SUPPLIED INFORMATION:
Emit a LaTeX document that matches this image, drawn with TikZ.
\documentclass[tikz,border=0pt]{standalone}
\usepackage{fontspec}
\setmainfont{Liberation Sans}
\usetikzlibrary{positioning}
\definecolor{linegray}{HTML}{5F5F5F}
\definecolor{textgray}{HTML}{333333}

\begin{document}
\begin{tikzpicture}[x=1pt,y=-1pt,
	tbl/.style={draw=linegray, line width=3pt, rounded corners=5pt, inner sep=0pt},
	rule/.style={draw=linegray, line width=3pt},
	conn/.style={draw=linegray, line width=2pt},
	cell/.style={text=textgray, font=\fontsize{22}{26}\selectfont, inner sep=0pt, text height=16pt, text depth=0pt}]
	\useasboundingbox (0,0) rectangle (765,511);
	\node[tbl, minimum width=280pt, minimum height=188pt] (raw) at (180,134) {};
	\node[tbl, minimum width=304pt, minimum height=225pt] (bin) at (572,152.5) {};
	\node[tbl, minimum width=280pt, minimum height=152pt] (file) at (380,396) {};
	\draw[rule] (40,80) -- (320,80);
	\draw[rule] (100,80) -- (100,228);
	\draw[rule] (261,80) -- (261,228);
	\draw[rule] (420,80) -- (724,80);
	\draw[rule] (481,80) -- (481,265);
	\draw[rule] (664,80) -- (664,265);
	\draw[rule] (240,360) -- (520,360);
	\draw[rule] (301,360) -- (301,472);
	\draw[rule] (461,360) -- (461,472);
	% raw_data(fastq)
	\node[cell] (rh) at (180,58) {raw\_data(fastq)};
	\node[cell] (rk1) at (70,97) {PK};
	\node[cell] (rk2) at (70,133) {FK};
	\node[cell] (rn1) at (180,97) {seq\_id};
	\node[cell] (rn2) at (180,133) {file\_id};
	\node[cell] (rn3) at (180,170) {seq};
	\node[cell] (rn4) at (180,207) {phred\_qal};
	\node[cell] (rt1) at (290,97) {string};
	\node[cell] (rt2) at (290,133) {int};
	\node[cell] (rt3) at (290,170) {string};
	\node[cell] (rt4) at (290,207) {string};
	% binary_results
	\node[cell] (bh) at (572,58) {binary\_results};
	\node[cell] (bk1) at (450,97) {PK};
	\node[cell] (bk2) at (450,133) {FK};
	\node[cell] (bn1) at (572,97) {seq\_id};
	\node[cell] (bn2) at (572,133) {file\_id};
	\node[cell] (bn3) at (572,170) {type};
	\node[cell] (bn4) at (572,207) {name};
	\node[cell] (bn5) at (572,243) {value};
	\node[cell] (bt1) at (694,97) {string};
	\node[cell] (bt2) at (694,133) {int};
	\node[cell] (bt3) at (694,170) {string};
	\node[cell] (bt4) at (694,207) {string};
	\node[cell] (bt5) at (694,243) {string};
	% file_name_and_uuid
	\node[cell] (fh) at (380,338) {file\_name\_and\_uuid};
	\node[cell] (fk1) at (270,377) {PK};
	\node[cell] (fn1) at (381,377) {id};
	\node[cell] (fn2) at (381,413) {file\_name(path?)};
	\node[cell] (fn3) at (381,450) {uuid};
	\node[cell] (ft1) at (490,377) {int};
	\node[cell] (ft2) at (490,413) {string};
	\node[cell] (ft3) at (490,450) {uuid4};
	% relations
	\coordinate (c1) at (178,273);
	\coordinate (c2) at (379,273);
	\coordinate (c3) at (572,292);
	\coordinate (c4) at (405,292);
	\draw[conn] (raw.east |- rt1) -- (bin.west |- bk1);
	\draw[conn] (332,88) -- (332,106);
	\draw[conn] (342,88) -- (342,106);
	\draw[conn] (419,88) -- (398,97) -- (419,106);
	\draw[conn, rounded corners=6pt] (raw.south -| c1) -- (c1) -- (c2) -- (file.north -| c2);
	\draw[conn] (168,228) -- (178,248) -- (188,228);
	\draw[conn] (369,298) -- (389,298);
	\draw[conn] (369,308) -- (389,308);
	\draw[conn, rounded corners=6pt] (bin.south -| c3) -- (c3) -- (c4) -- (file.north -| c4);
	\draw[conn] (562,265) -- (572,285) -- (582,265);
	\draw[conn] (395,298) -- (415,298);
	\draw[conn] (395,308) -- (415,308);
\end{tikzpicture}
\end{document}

EXERCISE DETAILS: All of the lines above need to be given again exactly.

OUTPUT FOR THIS EXERCISE:
Emit a LaTeX document that matches this image, drawn with TikZ.
\documentclass[tikz,border=0pt]{standalone}
\usepackage{fontspec}
\setmainfont{Liberation Sans}
\usetikzlibrary{positioning}
\definecolor{linegray}{HTML}{5F5F5F}
\definecolor{textgray}{HTML}{333333}

\begin{document}
\begin{tikzpicture}[x=1pt,y=-1pt,
	tbl/.style={draw=linegray, line width=3pt, rounded corners=5pt, inner sep=0pt},
	rule/.style={draw=linegray, line width=3pt},
	conn/.style={draw=linegray, line width=2pt},
	cell/.style={text=textgray, font=\fontsize{22}{26}\selectfont, inner sep=0pt, text height=16pt, text depth=0pt}]
	\useasboundingbox (0,0) rectangle (765,511);
	\node[tbl, minimum width=280pt, minimum height=188pt] (raw) at (180,134) {};
	\node[tbl, minimum width=304pt, minimum height=225pt] (bin) at (572,152.5) {};
	\node[tbl, minimum width=280pt, minimum height=152pt] (file) at (380,396) {};
	\draw[rule] (40,80) -- (320,80);
	\draw[rule] (100,80) -- (100,228);
	\draw[rule] (261,80) -- (261,228);
	\draw[rule] (420,80) -- (724,80);
	\draw[rule] (481,80) -- (481,265);
	\draw[rule] (664,80) -- (664,265);
	\draw[rule] (240,360) -- (520,360);
	\draw[rule] (301,360) -- (301,472);
	\draw[rule] (461,360) -- (461,472);
	% raw_data(fastq)
	\node[cell] (rh) at (180,58) {raw\_data(fastq)};
	\node[cell] (rk1) at (70,97) {PK};
	\node[cell] (rk2) at (70,133) {FK};
	\node[cell] (rn1) at (180,97) {seq\_id};
	\node[cell] (rn2) at (180,133) {file\_id};
	\node[cell] (rn3) at (180,170) {seq};
	\node[cell] (rn4) at (180,207) {phred\_qal};
	\node[cell] (rt1) at (290,97) {string};
	\node[cell] (rt2) at (290,133) {int};
	\node[cell] (rt3) at (290,170) {string};
	\node[cell] (rt4) at (290,207) {string};
	% binary_results
	\node[cell] (bh) at (572,58) {binary\_results};
	\node[cell] (bk1) at (450,97) {PK};
	\node[cell] (bk2) at (450,133) {FK};
	\node[cell] (bn1) at (572,97) {seq\_id};
	\node[cell] (bn2) at (572,133) {file\_id};
	\node[cell] (bn3) at (572,170) {type};
	\node[cell] (bn4) at (572,207) {name};
	\node[cell] (bn5) at (572,243) {value};
	\node[cell] (bt1) at (694,97) {string};
	\node[cell] (bt2) at (694,133) {int};
	\node[cell] (bt3) at (694,170) {string};
	\node[cell] (bt4) at (694,207) {string};
	\node[cell] (bt5) at (694,243) {string};
	% file_name_and_uuid
	\node[cell] (fh) at (380,338) {file\_name\_and\_uuid};
	\node[cell] (fk1) at (270,377) {PK};
	\node[cell] (fn1) at (381,377) {id};
	\node[cell] (fn2) at (381,413) {file\_name(path?)};
	\node[cell] (fn3) at (381,450) {uuid};
	\node[cell] (ft1) at (490,377) {int};
	\node[cell] (ft2) at (490,413) {string};
	\node[cell] (ft3) at (490,450) {uuid4};
	% relations
	\coordinate (c1) at (178,273);
	\coordinate (c2) at (379,273);
	\coordinate (c3) at (572,292);
	\coordinate (c4) at (405,292);
	\draw[conn] (raw.east |- rt1) -- (bin.west |- bk1);
	\draw[conn] (332,88) -- (332,106);
	\draw[conn] (342,88) -- (342,106);
	\draw[conn] (419,88) -- (398,97) -- (419,106);
	\draw[conn, rounded corners=6pt] (raw.south -| c1) -- (c1) -- (c2) -- (file.north -| c2);
	\draw[conn] (168,228) -- (178,248) -- (188,228);
	\draw[conn] (369,298) -- (389,298);
	\draw[conn] (369,308) -- (389,308);
	\draw[conn, rounded corners=6pt] (bin.south -| c3) -- (c3) -- (c4) -- (file.north -| c4);
	\draw[conn] (562,265) -- (572,285) -- (582,265);
	\draw[conn] (395,298) -- (415,298);
	\draw[conn] (395,308) -- (415,308);
\end{tikzpicture}
\end{document}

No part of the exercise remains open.